Dataset content:
· · ·

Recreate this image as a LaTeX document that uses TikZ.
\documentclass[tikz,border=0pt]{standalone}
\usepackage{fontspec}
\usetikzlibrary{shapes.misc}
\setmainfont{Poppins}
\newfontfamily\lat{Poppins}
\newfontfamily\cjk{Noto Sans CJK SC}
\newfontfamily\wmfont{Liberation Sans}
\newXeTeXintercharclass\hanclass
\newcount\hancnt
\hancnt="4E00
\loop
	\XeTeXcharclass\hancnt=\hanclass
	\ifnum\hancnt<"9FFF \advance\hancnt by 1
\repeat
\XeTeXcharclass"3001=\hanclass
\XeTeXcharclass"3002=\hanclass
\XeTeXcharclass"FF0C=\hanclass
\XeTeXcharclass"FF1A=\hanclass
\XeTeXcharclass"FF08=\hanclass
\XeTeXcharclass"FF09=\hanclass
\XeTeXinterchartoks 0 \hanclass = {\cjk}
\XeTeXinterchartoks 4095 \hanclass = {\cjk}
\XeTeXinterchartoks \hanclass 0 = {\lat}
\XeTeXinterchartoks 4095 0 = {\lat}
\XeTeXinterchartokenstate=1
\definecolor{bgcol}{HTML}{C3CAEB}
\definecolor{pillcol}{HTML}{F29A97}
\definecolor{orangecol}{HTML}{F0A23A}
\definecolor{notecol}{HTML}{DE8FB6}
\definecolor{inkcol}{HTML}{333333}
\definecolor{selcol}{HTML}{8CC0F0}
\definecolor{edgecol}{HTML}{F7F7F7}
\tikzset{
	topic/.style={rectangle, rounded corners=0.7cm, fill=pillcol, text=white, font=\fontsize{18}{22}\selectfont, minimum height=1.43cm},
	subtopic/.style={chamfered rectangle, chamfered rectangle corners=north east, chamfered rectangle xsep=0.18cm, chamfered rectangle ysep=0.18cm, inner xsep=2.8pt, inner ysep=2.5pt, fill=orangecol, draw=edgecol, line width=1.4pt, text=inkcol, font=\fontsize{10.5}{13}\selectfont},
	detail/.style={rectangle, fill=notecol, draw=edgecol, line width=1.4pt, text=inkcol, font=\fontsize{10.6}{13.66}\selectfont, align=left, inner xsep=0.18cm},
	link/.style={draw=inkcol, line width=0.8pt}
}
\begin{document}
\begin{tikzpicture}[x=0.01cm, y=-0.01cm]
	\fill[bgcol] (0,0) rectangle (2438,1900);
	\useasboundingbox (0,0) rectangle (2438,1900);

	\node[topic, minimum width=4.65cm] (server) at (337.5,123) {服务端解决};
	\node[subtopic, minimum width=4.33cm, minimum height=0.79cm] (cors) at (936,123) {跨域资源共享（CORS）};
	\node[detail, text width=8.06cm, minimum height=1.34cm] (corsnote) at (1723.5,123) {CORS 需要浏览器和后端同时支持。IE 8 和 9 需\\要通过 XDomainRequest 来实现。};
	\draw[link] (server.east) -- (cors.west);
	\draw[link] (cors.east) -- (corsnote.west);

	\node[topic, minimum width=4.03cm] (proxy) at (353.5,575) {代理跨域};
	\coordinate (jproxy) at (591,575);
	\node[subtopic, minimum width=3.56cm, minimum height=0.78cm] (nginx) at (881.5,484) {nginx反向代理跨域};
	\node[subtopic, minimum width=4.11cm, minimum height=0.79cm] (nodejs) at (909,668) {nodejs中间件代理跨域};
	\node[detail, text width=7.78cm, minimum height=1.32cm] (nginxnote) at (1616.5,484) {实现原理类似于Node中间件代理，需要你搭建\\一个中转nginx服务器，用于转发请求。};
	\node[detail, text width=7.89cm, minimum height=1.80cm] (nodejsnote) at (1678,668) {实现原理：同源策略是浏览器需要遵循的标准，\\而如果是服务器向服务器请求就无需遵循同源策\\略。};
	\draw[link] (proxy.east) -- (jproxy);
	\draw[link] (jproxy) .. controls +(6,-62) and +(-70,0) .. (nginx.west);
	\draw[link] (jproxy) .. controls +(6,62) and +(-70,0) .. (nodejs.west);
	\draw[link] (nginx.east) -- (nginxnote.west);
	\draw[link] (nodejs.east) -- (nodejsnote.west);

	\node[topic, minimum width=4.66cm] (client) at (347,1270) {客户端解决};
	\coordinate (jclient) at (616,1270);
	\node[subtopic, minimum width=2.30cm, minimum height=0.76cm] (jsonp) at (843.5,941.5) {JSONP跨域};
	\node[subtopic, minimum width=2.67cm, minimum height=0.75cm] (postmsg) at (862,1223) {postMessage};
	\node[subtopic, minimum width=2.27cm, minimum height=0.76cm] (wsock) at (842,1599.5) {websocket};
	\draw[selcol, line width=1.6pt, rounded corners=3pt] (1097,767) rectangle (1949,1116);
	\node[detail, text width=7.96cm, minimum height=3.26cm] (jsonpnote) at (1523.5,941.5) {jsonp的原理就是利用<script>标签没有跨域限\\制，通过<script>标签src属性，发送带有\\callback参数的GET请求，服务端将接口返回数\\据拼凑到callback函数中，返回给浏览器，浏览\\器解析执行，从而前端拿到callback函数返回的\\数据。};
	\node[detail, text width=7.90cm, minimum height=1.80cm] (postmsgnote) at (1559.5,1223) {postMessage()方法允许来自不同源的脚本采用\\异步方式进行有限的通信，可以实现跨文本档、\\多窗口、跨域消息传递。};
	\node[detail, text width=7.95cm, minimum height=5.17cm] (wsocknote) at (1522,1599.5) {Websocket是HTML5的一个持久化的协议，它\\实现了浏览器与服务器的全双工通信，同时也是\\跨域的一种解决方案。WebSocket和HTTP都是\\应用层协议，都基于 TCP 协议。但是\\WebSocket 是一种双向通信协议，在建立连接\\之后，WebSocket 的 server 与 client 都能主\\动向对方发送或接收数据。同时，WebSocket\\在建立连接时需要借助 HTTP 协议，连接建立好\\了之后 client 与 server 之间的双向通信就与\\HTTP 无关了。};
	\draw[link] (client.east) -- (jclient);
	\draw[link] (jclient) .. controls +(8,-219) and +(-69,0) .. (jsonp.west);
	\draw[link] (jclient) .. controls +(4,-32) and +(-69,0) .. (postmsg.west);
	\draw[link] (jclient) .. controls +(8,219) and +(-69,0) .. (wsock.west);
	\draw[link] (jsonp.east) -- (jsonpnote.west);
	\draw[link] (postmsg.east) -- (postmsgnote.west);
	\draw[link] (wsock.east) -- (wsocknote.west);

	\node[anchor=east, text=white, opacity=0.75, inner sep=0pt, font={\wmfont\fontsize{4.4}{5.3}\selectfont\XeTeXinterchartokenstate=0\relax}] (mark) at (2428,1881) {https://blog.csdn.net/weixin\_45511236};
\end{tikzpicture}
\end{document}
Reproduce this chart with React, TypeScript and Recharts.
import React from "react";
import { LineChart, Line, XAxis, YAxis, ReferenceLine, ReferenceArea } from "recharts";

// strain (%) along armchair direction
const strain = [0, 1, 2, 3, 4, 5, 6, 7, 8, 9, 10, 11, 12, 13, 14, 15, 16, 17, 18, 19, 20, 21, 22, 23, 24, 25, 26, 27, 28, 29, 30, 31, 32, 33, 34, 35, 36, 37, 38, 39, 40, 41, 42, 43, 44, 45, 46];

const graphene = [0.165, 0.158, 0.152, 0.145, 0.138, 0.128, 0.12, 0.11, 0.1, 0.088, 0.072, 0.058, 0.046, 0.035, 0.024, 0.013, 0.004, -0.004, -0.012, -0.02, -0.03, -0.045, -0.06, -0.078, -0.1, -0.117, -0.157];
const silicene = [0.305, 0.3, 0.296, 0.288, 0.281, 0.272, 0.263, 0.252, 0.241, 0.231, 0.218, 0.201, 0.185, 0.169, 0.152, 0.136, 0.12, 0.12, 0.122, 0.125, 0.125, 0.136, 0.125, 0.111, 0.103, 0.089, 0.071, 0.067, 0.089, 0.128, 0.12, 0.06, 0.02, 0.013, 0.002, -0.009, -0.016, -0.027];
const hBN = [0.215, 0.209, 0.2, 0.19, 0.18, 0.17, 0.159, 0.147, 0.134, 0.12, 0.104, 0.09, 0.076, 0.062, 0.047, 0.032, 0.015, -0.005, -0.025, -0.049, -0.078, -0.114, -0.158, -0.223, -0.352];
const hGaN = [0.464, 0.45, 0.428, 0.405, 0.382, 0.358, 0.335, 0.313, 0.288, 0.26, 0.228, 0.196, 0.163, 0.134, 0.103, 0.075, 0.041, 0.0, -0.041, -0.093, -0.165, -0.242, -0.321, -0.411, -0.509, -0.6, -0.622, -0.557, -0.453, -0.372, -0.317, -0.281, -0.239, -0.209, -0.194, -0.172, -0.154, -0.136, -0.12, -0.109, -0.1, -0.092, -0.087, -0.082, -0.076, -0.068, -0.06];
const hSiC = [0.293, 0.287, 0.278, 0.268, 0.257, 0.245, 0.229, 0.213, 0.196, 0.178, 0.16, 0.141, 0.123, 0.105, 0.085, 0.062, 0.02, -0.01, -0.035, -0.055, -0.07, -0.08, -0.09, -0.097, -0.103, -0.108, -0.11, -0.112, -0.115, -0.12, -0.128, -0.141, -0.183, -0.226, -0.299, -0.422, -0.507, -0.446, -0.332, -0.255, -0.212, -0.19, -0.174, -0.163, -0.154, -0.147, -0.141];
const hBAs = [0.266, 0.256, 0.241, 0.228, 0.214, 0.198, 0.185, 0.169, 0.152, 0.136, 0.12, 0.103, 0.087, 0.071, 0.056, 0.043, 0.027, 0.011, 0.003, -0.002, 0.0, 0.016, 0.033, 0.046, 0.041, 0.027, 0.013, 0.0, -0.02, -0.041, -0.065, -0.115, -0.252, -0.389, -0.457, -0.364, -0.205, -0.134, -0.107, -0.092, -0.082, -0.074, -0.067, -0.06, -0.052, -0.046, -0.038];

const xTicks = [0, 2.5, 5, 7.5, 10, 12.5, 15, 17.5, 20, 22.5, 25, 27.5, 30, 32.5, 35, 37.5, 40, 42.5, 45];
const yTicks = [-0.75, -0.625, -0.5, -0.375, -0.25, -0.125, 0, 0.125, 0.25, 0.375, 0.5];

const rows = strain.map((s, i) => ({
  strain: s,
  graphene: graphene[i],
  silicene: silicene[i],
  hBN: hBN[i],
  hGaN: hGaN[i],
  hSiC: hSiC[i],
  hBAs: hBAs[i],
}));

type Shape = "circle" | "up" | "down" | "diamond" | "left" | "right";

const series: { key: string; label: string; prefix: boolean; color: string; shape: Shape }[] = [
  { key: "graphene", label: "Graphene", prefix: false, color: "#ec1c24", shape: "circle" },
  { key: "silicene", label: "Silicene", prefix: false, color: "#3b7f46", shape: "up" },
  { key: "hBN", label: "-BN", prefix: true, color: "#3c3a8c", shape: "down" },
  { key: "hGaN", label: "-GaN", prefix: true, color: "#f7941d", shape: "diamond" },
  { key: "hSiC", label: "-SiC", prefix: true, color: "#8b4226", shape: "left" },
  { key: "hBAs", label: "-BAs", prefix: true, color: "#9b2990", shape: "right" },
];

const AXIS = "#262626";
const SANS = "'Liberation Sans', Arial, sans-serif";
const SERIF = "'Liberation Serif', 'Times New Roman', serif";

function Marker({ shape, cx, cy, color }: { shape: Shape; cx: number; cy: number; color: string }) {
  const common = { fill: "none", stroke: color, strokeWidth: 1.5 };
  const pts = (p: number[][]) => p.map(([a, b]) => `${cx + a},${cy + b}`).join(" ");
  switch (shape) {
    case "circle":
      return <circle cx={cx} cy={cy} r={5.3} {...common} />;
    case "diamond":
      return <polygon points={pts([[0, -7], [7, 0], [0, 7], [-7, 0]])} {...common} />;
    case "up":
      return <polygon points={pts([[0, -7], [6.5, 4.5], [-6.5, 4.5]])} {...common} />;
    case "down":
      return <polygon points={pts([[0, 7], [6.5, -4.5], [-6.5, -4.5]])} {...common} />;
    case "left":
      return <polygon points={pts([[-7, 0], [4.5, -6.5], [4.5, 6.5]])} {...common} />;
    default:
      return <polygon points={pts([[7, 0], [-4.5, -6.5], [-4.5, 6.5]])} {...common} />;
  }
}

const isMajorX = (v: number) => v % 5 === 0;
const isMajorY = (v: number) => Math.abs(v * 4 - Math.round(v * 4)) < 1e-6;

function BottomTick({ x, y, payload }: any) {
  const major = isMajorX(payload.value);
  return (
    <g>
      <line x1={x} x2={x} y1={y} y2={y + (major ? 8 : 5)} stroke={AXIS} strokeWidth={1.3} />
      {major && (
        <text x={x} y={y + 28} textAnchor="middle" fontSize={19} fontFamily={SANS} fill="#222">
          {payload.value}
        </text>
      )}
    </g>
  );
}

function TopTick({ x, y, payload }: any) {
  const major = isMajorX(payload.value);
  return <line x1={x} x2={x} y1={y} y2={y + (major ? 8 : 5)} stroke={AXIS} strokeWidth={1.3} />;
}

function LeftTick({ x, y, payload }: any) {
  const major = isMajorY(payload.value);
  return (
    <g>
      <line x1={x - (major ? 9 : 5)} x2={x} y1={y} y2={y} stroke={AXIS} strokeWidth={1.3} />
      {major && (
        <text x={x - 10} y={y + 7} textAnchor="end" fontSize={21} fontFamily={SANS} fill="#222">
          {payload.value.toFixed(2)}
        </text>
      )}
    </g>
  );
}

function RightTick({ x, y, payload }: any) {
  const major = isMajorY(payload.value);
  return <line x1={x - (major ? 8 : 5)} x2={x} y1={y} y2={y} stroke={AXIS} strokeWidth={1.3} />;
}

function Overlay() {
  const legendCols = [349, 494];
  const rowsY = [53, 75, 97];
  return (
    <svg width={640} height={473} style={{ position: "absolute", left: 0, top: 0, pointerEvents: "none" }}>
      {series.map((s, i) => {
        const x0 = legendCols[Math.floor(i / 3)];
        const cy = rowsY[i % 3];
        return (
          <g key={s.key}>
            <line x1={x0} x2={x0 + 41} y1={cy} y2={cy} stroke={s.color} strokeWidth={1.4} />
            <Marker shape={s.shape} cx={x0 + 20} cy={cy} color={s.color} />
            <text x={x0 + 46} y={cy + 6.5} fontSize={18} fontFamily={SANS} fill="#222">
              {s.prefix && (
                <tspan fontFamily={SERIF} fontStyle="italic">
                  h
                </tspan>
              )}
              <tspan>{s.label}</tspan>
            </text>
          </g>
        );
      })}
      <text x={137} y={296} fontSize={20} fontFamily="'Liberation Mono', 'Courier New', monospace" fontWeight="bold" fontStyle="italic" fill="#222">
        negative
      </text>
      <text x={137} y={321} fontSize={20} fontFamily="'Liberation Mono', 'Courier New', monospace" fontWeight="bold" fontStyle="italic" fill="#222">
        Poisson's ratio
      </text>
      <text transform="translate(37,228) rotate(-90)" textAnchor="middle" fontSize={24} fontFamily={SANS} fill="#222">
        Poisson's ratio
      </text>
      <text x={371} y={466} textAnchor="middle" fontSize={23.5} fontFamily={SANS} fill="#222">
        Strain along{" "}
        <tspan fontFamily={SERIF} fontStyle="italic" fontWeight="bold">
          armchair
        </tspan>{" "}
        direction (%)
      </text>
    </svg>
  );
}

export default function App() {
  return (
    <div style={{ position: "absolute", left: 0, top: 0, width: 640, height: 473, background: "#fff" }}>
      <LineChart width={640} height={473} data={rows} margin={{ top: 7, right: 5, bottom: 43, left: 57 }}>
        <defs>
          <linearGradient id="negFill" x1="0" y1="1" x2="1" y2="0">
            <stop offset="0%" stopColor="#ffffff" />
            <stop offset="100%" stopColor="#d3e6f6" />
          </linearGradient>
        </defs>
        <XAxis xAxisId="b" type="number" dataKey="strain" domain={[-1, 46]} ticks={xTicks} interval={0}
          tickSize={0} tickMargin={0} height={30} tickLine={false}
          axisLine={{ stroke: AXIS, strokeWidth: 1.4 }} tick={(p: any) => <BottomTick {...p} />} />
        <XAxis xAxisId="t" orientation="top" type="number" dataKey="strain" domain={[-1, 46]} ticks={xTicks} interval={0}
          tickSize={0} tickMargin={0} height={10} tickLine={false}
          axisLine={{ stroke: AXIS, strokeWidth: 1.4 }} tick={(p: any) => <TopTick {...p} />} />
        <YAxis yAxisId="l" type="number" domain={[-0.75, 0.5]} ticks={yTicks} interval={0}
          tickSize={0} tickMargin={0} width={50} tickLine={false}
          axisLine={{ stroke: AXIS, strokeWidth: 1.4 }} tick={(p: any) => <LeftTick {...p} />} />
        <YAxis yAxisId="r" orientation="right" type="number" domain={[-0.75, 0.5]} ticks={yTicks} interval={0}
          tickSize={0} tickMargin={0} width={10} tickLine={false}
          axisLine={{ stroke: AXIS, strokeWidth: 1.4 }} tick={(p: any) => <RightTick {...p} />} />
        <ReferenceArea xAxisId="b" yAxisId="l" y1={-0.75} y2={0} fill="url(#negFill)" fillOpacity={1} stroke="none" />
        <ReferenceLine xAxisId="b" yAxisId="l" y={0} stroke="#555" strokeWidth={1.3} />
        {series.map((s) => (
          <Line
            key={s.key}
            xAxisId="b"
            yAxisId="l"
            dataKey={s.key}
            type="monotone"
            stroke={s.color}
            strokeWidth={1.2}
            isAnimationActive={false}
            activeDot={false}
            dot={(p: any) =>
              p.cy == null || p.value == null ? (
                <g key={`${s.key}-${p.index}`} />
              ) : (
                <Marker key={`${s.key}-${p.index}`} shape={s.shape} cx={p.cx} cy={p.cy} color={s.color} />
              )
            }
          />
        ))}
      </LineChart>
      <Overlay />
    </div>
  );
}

· · ·

What is expected: Only the lines from the one with "Reproduce this chart" up to the one with "44, 45, 46];" should be repeated, both included, exactly as they appear.

Finished exercise:
Reproduce this chart with React, TypeScript and Recharts.
import React from "react";
import { LineChart, Line, XAxis, YAxis, ReferenceLine, ReferenceArea } from "recharts";

// strain (%) along armchair direction
const strain = [0, 1, 2, 3, 4, 5, 6, 7, 8, 9, 10, 11, 12, 13, 14, 15, 16, 17, 18, 19, 20, 21, 22, 23, 24, 25, 26, 27, 28, 29, 30, 31, 32, 33, 34, 35, 36, 37, 38, 39, 40, 41, 42, 43, 44, 45, 46];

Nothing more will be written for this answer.